=== The task ===
Write out each line that follows exactly as it stands, without the pictures.

=== Information supplied ===
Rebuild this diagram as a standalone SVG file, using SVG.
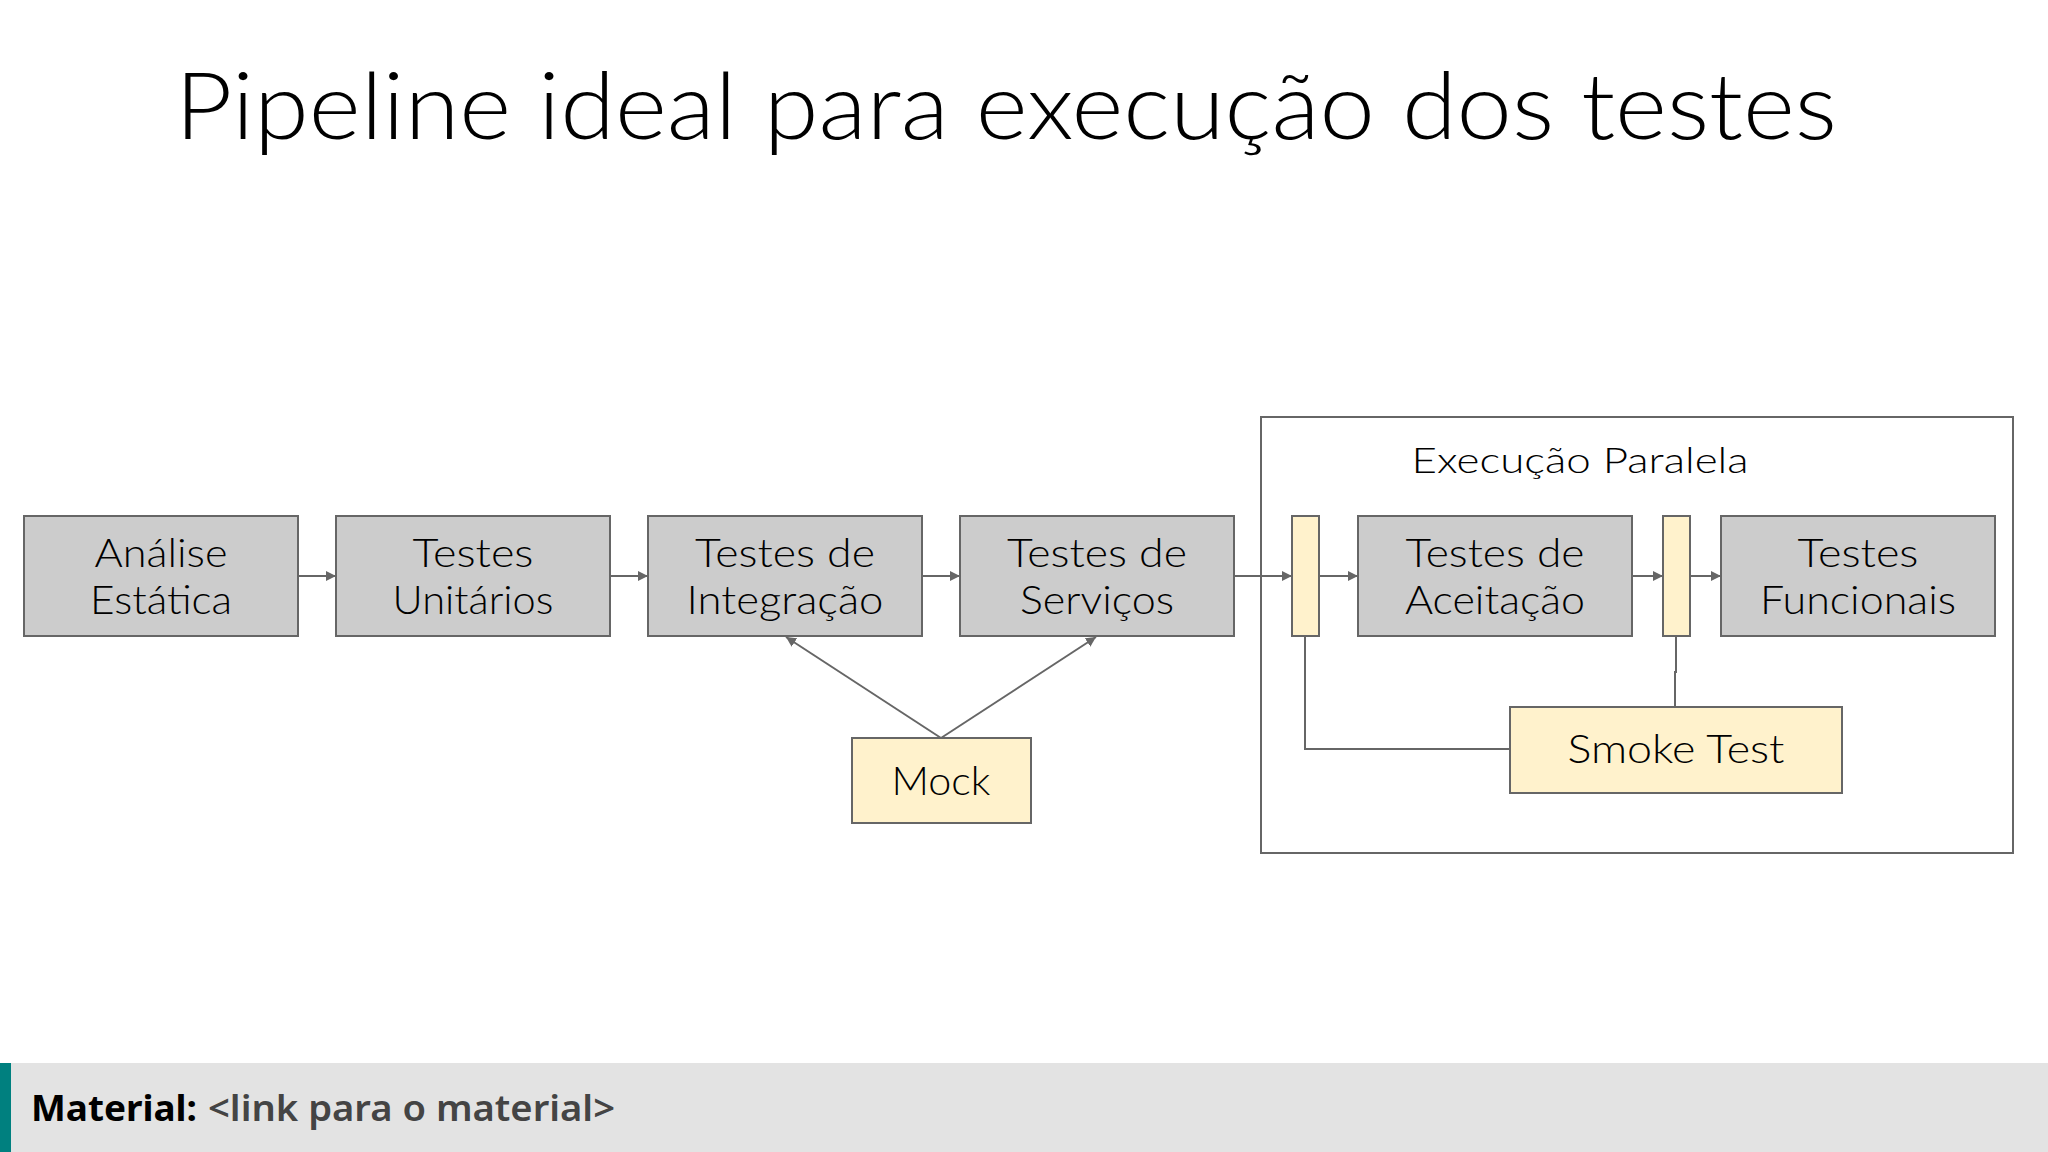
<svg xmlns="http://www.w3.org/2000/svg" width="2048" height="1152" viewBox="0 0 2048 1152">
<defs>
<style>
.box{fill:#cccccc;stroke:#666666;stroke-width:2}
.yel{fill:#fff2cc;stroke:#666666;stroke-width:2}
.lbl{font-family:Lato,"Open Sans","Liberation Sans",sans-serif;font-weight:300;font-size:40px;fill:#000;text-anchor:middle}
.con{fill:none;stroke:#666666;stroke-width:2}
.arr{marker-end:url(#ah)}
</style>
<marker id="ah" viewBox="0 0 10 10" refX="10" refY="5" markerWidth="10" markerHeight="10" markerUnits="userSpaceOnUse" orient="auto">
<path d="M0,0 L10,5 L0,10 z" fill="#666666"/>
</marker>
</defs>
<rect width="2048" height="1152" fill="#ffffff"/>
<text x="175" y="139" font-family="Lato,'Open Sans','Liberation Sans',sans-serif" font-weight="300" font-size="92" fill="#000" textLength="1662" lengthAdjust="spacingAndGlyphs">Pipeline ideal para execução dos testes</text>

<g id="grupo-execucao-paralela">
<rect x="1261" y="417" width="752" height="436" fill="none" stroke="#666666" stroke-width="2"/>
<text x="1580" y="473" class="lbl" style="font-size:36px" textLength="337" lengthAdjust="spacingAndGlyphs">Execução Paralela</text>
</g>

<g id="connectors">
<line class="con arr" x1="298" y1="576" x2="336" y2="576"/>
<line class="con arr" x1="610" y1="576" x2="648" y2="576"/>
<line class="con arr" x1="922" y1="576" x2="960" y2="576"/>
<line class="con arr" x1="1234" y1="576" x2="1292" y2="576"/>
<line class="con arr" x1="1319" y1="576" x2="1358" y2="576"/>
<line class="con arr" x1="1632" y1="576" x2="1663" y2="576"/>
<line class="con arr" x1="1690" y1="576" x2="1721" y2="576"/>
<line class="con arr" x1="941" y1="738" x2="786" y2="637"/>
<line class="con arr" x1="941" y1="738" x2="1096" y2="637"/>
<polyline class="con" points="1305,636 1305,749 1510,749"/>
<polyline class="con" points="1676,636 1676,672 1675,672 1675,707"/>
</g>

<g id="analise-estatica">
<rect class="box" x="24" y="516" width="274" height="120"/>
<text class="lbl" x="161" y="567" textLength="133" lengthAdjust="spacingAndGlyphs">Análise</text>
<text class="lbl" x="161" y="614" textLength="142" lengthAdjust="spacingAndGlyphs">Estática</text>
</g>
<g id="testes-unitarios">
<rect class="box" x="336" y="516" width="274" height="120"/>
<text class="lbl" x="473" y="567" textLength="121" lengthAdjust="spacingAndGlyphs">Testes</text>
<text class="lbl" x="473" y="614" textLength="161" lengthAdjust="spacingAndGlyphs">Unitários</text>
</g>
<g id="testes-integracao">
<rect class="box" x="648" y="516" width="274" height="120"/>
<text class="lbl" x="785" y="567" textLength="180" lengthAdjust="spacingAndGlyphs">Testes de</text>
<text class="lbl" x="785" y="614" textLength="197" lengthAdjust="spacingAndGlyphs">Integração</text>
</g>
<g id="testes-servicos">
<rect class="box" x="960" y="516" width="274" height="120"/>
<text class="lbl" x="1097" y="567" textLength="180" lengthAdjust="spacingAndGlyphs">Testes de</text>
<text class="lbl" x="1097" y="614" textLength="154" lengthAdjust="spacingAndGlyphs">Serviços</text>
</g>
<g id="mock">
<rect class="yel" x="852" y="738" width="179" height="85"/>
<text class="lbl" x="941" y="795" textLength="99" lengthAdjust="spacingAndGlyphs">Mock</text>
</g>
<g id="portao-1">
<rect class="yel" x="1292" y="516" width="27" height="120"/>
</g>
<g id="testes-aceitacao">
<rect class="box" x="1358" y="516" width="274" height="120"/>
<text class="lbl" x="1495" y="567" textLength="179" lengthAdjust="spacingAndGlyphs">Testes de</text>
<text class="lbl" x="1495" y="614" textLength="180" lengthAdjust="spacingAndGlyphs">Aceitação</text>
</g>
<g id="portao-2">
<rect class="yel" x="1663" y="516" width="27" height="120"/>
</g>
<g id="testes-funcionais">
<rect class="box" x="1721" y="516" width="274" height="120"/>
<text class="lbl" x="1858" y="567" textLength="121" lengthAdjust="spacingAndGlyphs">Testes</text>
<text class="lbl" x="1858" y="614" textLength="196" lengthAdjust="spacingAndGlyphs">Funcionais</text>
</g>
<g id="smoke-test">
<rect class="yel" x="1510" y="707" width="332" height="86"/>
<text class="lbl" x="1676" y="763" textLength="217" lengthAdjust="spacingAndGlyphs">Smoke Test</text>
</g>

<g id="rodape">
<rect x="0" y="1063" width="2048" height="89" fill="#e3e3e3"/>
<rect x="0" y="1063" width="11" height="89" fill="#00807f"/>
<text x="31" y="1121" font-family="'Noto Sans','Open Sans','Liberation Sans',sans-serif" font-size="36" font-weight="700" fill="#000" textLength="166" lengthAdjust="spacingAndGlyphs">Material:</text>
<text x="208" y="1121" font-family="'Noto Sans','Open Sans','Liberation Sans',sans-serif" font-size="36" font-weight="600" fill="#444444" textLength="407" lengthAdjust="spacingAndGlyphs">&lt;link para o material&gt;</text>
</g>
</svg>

=== Exercise response ===
Rebuild this diagram as a standalone SVG file, using SVG.
<svg xmlns="http://www.w3.org/2000/svg" width="2048" height="1152" viewBox="0 0 2048 1152">
<defs>
<style>
.box{fill:#cccccc;stroke:#666666;stroke-width:2}
.yel{fill:#fff2cc;stroke:#666666;stroke-width:2}
.lbl{font-family:Lato,"Open Sans","Liberation Sans",sans-serif;font-weight:300;font-size:40px;fill:#000;text-anchor:middle}
.con{fill:none;stroke:#666666;stroke-width:2}
.arr{marker-end:url(#ah)}
</style>
<marker id="ah" viewBox="0 0 10 10" refX="10" refY="5" markerWidth="10" markerHeight="10" markerUnits="userSpaceOnUse" orient="auto">
<path d="M0,0 L10,5 L0,10 z" fill="#666666"/>
</marker>
</defs>
<rect width="2048" height="1152" fill="#ffffff"/>
<text x="175" y="139" font-family="Lato,'Open Sans','Liberation Sans',sans-serif" font-weight="300" font-size="92" fill="#000" textLength="1662" lengthAdjust="spacingAndGlyphs">Pipeline ideal para execução dos testes</text>

<g id="grupo-execucao-paralela">
<rect x="1261" y="417" width="752" height="436" fill="none" stroke="#666666" stroke-width="2"/>
<text x="1580" y="473" class="lbl" style="font-size:36px" textLength="337" lengthAdjust="spacingAndGlyphs">Execução Paralela</text>
</g>

<g id="connectors">
<line class="con arr" x1="298" y1="576" x2="336" y2="576"/>
<line class="con arr" x1="610" y1="576" x2="648" y2="576"/>
<line class="con arr" x1="922" y1="576" x2="960" y2="576"/>
<line class="con arr" x1="1234" y1="576" x2="1292" y2="576"/>
<line class="con arr" x1="1319" y1="576" x2="1358" y2="576"/>
<line class="con arr" x1="1632" y1="576" x2="1663" y2="576"/>
<line class="con arr" x1="1690" y1="576" x2="1721" y2="576"/>
<line class="con arr" x1="941" y1="738" x2="786" y2="637"/>
<line class="con arr" x1="941" y1="738" x2="1096" y2="637"/>
<polyline class="con" points="1305,636 1305,749 1510,749"/>
<polyline class="con" points="1676,636 1676,672 1675,672 1675,707"/>
</g>

<g id="analise-estatica">
<rect class="box" x="24" y="516" width="274" height="120"/>
<text class="lbl" x="161" y="567" textLength="133" lengthAdjust="spacingAndGlyphs">Análise</text>
<text class="lbl" x="161" y="614" textLength="142" lengthAdjust="spacingAndGlyphs">Estática</text>
</g>
<g id="testes-unitarios">
<rect class="box" x="336" y="516" width="274" height="120"/>
<text class="lbl" x="473" y="567" textLength="121" lengthAdjust="spacingAndGlyphs">Testes</text>
<text class="lbl" x="473" y="614" textLength="161" lengthAdjust="spacingAndGlyphs">Unitários</text>
</g>
<g id="testes-integracao">
<rect class="box" x="648" y="516" width="274" height="120"/>
<text class="lbl" x="785" y="567" textLength="180" lengthAdjust="spacingAndGlyphs">Testes de</text>
<text class="lbl" x="785" y="614" textLength="197" lengthAdjust="spacingAndGlyphs">Integração</text>
</g>
<g id="testes-servicos">
<rect class="box" x="960" y="516" width="274" height="120"/>
<text class="lbl" x="1097" y="567" textLength="180" lengthAdjust="spacingAndGlyphs">Testes de</text>
<text class="lbl" x="1097" y="614" textLength="154" lengthAdjust="spacingAndGlyphs">Serviços</text>
</g>
<g id="mock">
<rect class="yel" x="852" y="738" width="179" height="85"/>
<text class="lbl" x="941" y="795" textLength="99" lengthAdjust="spacingAndGlyphs">Mock</text>
</g>
<g id="portao-1">
<rect class="yel" x="1292" y="516" width="27" height="120"/>
</g>
<g id="testes-aceitacao">
<rect class="box" x="1358" y="516" width="274" height="120"/>
<text class="lbl" x="1495" y="567" textLength="179" lengthAdjust="spacingAndGlyphs">Testes de</text>
<text class="lbl" x="1495" y="614" textLength="180" lengthAdjust="spacingAndGlyphs">Aceitação</text>
</g>
<g id="portao-2">
<rect class="yel" x="1663" y="516" width="27" height="120"/>
</g>
<g id="testes-funcionais">
<rect class="box" x="1721" y="516" width="274" height="120"/>
<text class="lbl" x="1858" y="567" textLength="121" lengthAdjust="spacingAndGlyphs">Testes</text>
<text class="lbl" x="1858" y="614" textLength="196" lengthAdjust="spacingAndGlyphs">Funcionais</text>
</g>
<g id="smoke-test">
<rect class="yel" x="1510" y="707" width="332" height="86"/>
<text class="lbl" x="1676" y="763" textLength="217" lengthAdjust="spacingAndGlyphs">Smoke Test</text>
</g>

<g id="rodape">
<rect x="0" y="1063" width="2048" height="89" fill="#e3e3e3"/>
<rect x="0" y="1063" width="11" height="89" fill="#00807f"/>
<text x="31" y="1121" font-family="'Noto Sans','Open Sans','Liberation Sans',sans-serif" font-size="36" font-weight="700" fill="#000" textLength="166" lengthAdjust="spacingAndGlyphs">Material:</text>
<text x="208" y="1121" font-family="'Noto Sans','Open Sans','Liberation Sans',sans-serif" font-size="36" font-weight="600" fill="#444444" textLength="407" lengthAdjust="spacingAndGlyphs">&lt;link para o material&gt;</text>
</g>
</svg>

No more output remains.